Books about true crime remind readers that there are monsters in this world. There are (usually, let’s be real) men who hope to perform perfect crimes, who terrorize whole cities without a trace.
“I’ll Be Gone in the Dark” is a memoir that does just that, except it also reminds the reader that sometimes, thinking about the monsters in the world can make the world a nightmare. It can make your mind overactive, and your imagination go into overdrive whenever you hear a trash can scraping outside.
Michelle McNamara wrote this book as both the story of the notorious Golden State Killer and the memoir of how her search for him affected her life. She searches through cold case files and returns to the scenes of the crime. She also is painfully aware of how her obsession is spiraling in her life.
It comes as a shock at the open of the book, in Gillian Flynn’s introduction, that the author of the book has never read it. She never knew that it went to print, never even saw much of her research get gathered together, because she passed away about halfway through the writing of that same book. Two other men formed the story that is on bookstore and library shelves from the pieces of a ghost.
This memoir aspect sets the story apart from others in the true crime genre. In many books in the genre, the fervor of investigation and the author’s research is clear, but the reader never gets an insight into their mind. They never get to know whether the author has restless, fearful nights the way that the reader inevitably does.
In a way, the story isn’t even about the Golden State Killer. He is not the most important character because he acts as the antagonist in a story with a large cast of protagonists: the people who have spent years trying to take him down.

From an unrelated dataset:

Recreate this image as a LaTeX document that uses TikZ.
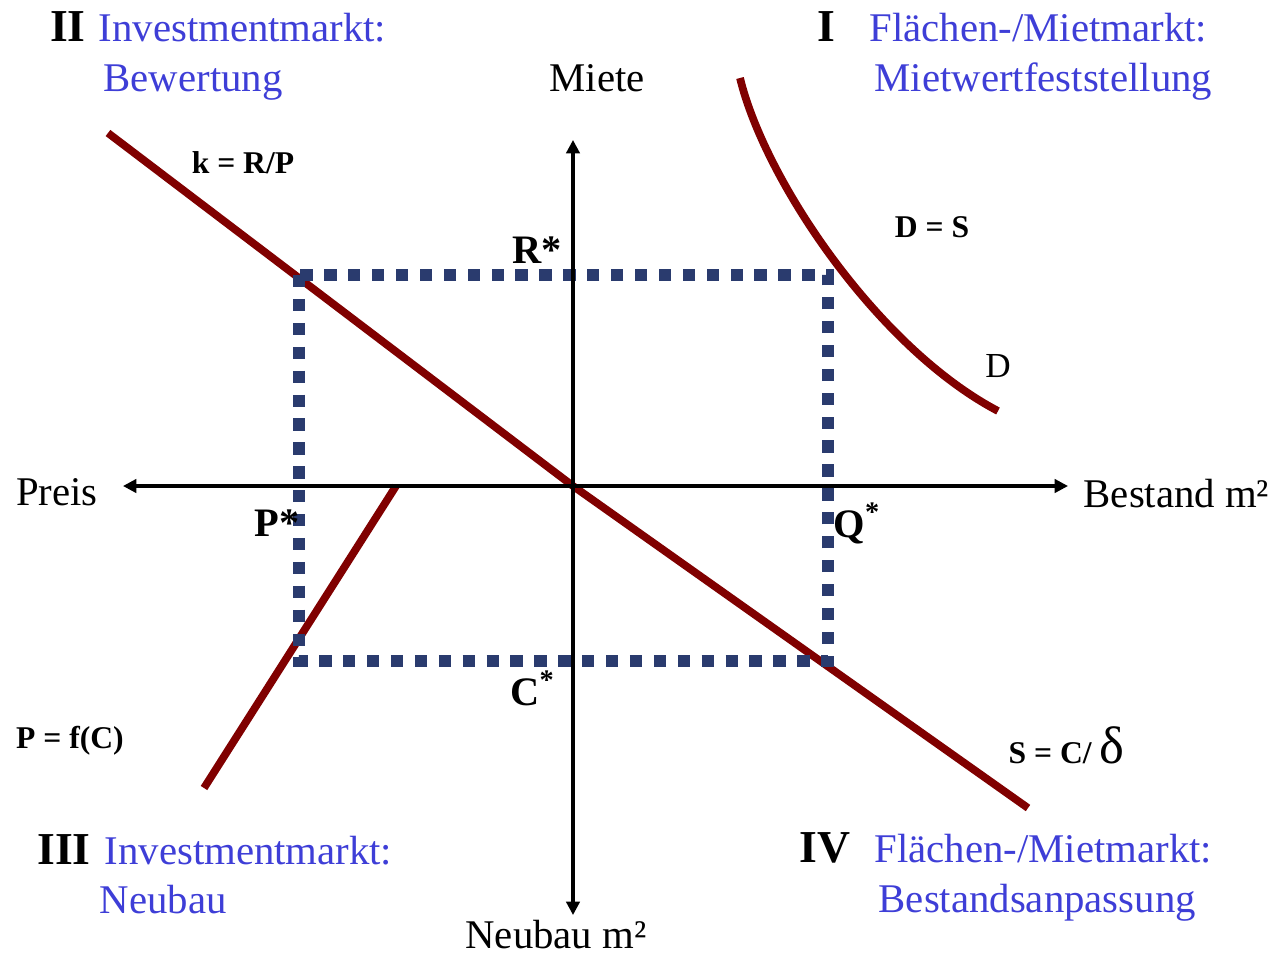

He is a nameless perpetrator that McNamara describes to the reader with terrifying prose, but she doesn’t focus on macabre details. Yet, to the reader, it’s clear that she herself knows every single one.

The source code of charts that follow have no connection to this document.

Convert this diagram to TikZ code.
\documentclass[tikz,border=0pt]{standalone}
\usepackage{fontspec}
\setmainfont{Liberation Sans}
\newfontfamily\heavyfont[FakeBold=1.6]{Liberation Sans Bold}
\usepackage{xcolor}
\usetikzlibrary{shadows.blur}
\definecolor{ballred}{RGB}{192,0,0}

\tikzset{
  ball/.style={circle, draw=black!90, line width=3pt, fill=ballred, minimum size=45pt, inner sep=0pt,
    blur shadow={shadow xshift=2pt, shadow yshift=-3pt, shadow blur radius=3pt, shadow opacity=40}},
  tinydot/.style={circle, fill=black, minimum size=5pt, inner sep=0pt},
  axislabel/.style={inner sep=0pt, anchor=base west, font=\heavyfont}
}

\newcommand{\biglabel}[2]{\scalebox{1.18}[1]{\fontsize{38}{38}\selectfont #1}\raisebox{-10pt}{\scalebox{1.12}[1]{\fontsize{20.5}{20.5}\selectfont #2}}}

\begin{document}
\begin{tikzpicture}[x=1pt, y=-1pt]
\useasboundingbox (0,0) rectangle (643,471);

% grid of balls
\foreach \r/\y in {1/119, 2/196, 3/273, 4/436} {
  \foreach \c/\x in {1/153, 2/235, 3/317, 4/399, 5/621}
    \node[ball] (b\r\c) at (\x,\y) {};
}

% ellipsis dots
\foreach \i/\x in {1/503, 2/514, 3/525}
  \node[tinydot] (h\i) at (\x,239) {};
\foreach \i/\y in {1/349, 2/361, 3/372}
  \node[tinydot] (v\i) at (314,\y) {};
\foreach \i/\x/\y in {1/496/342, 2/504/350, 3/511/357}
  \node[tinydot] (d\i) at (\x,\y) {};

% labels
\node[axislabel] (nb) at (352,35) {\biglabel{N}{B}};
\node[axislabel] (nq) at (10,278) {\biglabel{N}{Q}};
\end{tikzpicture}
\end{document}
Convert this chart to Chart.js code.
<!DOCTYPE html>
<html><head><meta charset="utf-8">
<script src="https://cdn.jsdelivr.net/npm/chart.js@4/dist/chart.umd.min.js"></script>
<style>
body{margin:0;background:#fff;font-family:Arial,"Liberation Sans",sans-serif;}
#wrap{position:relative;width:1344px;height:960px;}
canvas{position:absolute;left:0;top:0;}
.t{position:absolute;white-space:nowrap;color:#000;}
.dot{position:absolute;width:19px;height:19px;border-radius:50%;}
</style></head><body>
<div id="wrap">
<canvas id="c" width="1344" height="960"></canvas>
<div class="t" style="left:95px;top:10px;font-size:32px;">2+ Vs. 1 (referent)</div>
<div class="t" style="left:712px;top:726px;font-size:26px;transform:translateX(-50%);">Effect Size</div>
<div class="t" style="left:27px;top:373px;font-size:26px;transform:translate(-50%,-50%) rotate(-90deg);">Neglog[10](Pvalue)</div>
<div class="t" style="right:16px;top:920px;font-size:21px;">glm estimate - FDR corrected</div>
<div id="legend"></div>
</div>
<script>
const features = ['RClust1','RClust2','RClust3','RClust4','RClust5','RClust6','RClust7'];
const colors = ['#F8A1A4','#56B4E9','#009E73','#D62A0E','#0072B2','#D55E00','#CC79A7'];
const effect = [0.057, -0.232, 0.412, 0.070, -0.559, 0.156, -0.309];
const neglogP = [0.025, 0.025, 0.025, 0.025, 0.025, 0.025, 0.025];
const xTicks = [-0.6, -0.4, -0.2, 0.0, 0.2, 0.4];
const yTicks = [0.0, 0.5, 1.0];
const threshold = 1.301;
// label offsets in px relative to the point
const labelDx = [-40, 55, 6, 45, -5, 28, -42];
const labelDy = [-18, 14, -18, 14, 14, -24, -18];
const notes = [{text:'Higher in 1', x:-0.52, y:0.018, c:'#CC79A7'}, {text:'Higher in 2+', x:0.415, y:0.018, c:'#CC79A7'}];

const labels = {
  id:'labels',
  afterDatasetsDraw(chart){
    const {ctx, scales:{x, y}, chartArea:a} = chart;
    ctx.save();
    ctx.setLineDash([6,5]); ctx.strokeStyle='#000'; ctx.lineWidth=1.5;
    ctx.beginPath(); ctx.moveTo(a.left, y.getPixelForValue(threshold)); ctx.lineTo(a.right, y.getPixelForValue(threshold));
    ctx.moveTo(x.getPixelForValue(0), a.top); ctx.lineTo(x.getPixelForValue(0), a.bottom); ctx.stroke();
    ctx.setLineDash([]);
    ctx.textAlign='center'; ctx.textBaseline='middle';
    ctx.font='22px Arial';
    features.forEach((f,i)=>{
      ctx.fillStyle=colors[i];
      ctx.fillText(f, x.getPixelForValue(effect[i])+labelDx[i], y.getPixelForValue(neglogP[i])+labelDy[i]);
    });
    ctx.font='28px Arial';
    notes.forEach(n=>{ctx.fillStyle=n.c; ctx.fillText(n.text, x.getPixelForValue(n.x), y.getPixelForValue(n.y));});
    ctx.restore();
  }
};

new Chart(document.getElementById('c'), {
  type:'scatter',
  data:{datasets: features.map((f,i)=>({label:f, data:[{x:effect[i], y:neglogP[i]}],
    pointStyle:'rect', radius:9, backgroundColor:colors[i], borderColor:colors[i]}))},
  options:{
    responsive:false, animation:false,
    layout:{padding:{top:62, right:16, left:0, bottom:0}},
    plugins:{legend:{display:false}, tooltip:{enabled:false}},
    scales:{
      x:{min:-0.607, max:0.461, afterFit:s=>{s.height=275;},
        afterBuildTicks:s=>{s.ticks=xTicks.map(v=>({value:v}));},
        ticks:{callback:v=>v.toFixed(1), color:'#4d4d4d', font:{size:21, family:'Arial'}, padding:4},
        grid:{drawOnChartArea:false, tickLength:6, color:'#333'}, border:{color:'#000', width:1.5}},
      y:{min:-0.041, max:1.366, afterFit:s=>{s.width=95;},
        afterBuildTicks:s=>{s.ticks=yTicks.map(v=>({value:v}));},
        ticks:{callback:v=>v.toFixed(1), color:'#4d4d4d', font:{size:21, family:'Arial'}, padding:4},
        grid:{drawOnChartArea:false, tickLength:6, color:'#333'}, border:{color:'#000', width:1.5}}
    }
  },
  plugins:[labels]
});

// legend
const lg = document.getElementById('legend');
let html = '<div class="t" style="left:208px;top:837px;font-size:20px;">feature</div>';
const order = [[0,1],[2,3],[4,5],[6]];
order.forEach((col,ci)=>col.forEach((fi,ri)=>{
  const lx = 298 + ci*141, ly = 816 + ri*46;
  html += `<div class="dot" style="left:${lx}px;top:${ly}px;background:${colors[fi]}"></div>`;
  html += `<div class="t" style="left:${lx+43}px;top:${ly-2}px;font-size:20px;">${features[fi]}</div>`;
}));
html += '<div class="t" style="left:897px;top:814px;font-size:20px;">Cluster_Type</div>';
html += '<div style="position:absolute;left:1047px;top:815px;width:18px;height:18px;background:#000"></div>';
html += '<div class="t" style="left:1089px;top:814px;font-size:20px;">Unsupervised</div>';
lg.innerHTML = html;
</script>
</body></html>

Rather, this is the type of true crime that reflects on the modern world, that doesn’t attempt to separate the artistic from the human. McNamara uses the Golden State Killer (or, as the public now knows him, Joseph James DeAngelo) as a way to talk about the pain of the historical era during which he operated, but also as way to talk about her own fears when she is in the dark.
There is a scene in the memoir section of the book where McNamara tells the story of when her husband tried to move quietly into their room to avoid waking her up. Hearing him, she panicked and threw a lamp at the man who in the moment seemed to be an intruder.
This moment exemplifies the rawness of the story behind the story: Once McNamara knew that being aware that the EAR/ONS (another name for the killer) was breaking into a victim’s house was not enough to save those victims, her paranoia rose.
Readers can view “I’ll Be Gone” as both a success story and a tragedy. Law enforcement caught the killer, and he finally “walk[ed] into the light.”
But McNamara never got to see that moment. She was taking Xanax, Adderall and Fentanyl when she died with an undiagnosed heart problem. She was 46. This is never featured in the book, and no one but her knew that she was taking the drugs.
One could say she died searching for the man who could disappear into the dark.